Answer:
Because we know that here we have an oscillation, we can model this with a sine or cosine function.
P = A*cos(k*t) + M
where:
k is the frequency
A is the amplitude
M is the midline
We know that at t = 0, we have the lowest population.
We know that the mean is 129, so this is the midline.
We know that the population oscillates 25 above and below this midline,
And we know that for t = 0 we have the lowest population, so:
P = A*cos(k*0) + 129 = 129 - 25
P = A + 129 = 129 - 25
A = -25
So, for now, our equation is
P = -25*cos(k*t) + 129
Because this is a yearly period, we should expect to see the same thing for t = 12 (because there are 12 months in one year).

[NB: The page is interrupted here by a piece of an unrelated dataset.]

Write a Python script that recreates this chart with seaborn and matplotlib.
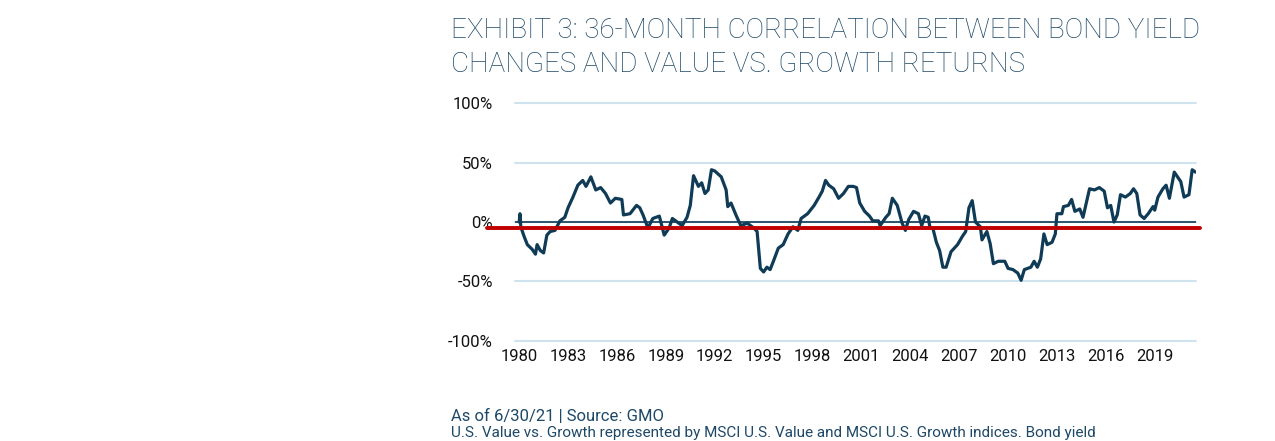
import matplotlib
matplotlib.use('Agg')
import matplotlib.pyplot as plt
import seaborn as sns
import pandas as pd

# ── Data ──────────────────────────────────────────────────────────────────────
years = [1980.0, 1980.05, 1980.1, 1980.3, 1980.5, 1980.8, 1981.0, 1981.1, 1981.3, 1981.5,
         1981.7, 1981.9, 1982.2, 1982.5, 1982.8, 1983.0, 1983.3, 1983.6, 1983.9, 1984.1,
         1984.4, 1984.7, 1985.0, 1985.3, 1985.6, 1985.9, 1986.3, 1986.4, 1986.8, 1987.2,
         1987.4, 1987.6, 1987.9, 1988.2, 1988.6, 1988.9, 1989.2, 1989.4, 1989.7, 1990.0,
         1990.3, 1990.5, 1990.7, 1991.0, 1991.2, 1991.4, 1991.6, 1991.8, 1992.0, 1992.4,
         1992.7, 1992.8, 1993.0, 1993.3, 1993.6, 1994.0, 1994.4, 1994.6, 1994.8, 1995.0,
         1995.2, 1995.4, 1995.6, 1995.9, 1996.2, 1996.5, 1996.8, 1997.1, 1997.3, 1997.7,
         1998.1, 1998.4, 1998.6, 1998.8, 1999.0, 1999.3, 1999.6, 1999.9, 2000.2, 2000.5,
         2000.7, 2000.9, 2001.2, 2001.5, 2001.7, 2002.05, 2002.15, 2002.5, 2002.7, 2002.9,
         2003.2, 2003.5, 2003.7, 2003.9, 2004.2, 2004.5, 2004.7, 2004.9, 2005.1, 2005.2,
         2005.4, 2005.6, 2005.8, 2006.0, 2006.2, 2006.5, 2006.9, 2007.2, 2007.4, 2007.6,
         2007.8, 2008.0, 2008.3, 2008.4, 2008.7, 2008.9, 2009.1, 2009.4, 2009.8, 2010.0,
         2010.3, 2010.6, 2010.8, 2011.0, 2011.4, 2011.6, 2011.8, 2012.0, 2012.2, 2012.4,
         2012.7, 2012.9, 2013.0, 2013.3, 2013.4, 2013.7, 2013.9, 2014.1, 2014.4, 2014.6,
         2014.8, 2015.0, 2015.3, 2015.6, 2015.9, 2016.1, 2016.3, 2016.5, 2016.7, 2016.9,
         2017.2, 2017.5, 2017.7, 2017.9, 2018.1, 2018.35, 2018.6, 2018.9, 2019.0, 2019.2,
         2019.5, 2019.7, 2019.9, 2020.2, 2020.6, 2020.8, 2021.1, 2021.3, 2021.5]
corr = [0, 7, -4, -12, -19, -23, -27, -19, -24, -26,
        -11, -8, -7, 1, 4, 12, 21, 31, 35, 30,
        38, 27, 29, 24, 16, 20, 19, 6, 7, 14,
        12, 6, -5, 3, 5, -11, -5, 3, 0, -3,
        4, 14, 39, 30, 33, 24, 27, 44, 43, 38,
        27, 13, 16, 6, -3, -1, -5, -8, -39, -42,
        -38, -40, -33, -22, -19, -10, -4, -7, 3, 7,
        14, 21, 26, 35, 31, 28, 20, 24, 30, 30,
        29, 16, 9, 5, 1, 1, -3, 4, 7, 20,
        14, -1, -7, 2, 9, 7, -3, 5, 4, -4,
        -6, -17, -24, -38, -38, -25, -19, -12, -8, 12,
        18, 0, -4, -15, -8, -18, -35, -33, -33, -39,
        -40, -43, -49, -40, -38, -33, -38, -31, -10, -19,
        -17, -10, 7, 7, 13, 14, 19, 9, 11, 4,
        16, 28, 27, 29, 26, 12, 14, 0, 6, 23,
        21, 24, 28, 24, 6, 3, 7, 13, 10, 21,
        28, 31, 20, 42, 34, 21, 23, 44, 42]
year_ticks = [1980, 1983, 1986, 1989, 1992, 1995, 1998, 2001, 2004, 2007, 2010, 2013, 2016, 2019]
pct_ticks = [-100, -50, 0, 50, 100]
avg_level = -5

NAVY = '#0f3b57'
TITLE_C = '#1d4867'
GRID_C = '#cfe3ef'
RED = '#c00000'

sns.set_style('white')
plt.rcParams['font.family'] = ['Roboto', 'DejaVu Sans']

fig = plt.figure(figsize=(12.75, 4.41), dpi=100)
ax = fig.add_axes([0.404, 0.227, 0.534, 0.539])

df = pd.DataFrame({'year': years, 'corr': corr})
for t in pct_ticks:
    ax.axhline(t, color=GRID_C, lw=1.5, zorder=0, clip_on=False)
ax.axhline(0, color=NAVY, lw=1.2, zorder=1)
sns.lineplot(data=df, x='year', y='corr', color=NAVY, lw=2.3, ax=ax, zorder=3)
ax.plot([1978.05, 2021.8], [avg_level, avg_level], color=RED, lw=2.8, zorder=4, clip_on=False)

ax.set_xlim(1979.75, 2021.53)
ax.set_ylim(-100, 100)
ax.set_xticks(year_ticks)
ax.set_xticklabels([str(y) for y in year_ticks])
ax.set_yticks(pct_ticks)
ax.set_yticklabels([f'{t}%' for t in pct_ticks])
ax.tick_params(axis='both', length=0, labelsize=12, colors='#111111')
ax.tick_params(axis='y', pad=16)
ax.tick_params(axis='x', pad=6)
ax.set_xlabel('')
ax.set_ylabel('')
sns.despine(ax=ax, left=True, bottom=True)

fig.text(0.354, 0.93, 'EXHIBIT 3: 36-MONTH CORRELATION BETWEEN BOND YIELD',
         fontsize=20, color=TITLE_C, fontweight='light', va='center', ha='left')
fig.text(0.354, 0.853, 'CHANGES AND VALUE VS. GROWTH RETURNS',
         fontsize=20, color=TITLE_C, fontweight='light', va='center', ha='left')
fig.text(0.354, 0.055, 'As of 6/30/21 | Source: GMO', fontsize=12, color=TITLE_C,
         va='center', ha='left')
fig.text(0.354, 0.002, 'U.S. Value vs. Growth represented by MSCI U.S. Value and MSCI U.S. Growth indices. Bond yield',
         fontsize=11, color=TITLE_C, va='bottom', ha='left')

fig.savefig('out.png', dpi=100)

And remember that the period of a cosine function is 2*pi
Then:
k*12 = 2*pi
k = (2*pi)/12 = pi/6
Finally, the equation is:
P = -25*cos(t*pi/6) + 129
Now we want to find the lowest population was in April instead:
if January is t = 0, then:
February is t = 2
March is t = 3
April is t = 4
Then we would have that the minimum is at t = 4
If we want to still use a cosine equation, we need to use a phase p, such that now our equation is:
P = -25*cos(k*t + p) + 129
Such that:
cos(k*4 + p) = 1
Then:
k*4 + p = 0
p = -k*4
So our equation now is:
P = -25*cos(k*t - 4*k) + 129
And for the periodicity, after 12 months, in t = 4 + 12 = 16, we should have the same population.
Then, also remembering that the period of the cosine function is 2*pi:
k*12 - 4*k = 2*pi
k*8 = 2*pi
k = 2*pi/8 = pi/4
And remember that we got:
p = -4*k = -4*(pi/4) = -pi
Then the equation for the population in this case is:
P = -25*cos( t*pi/4 - pi) + 129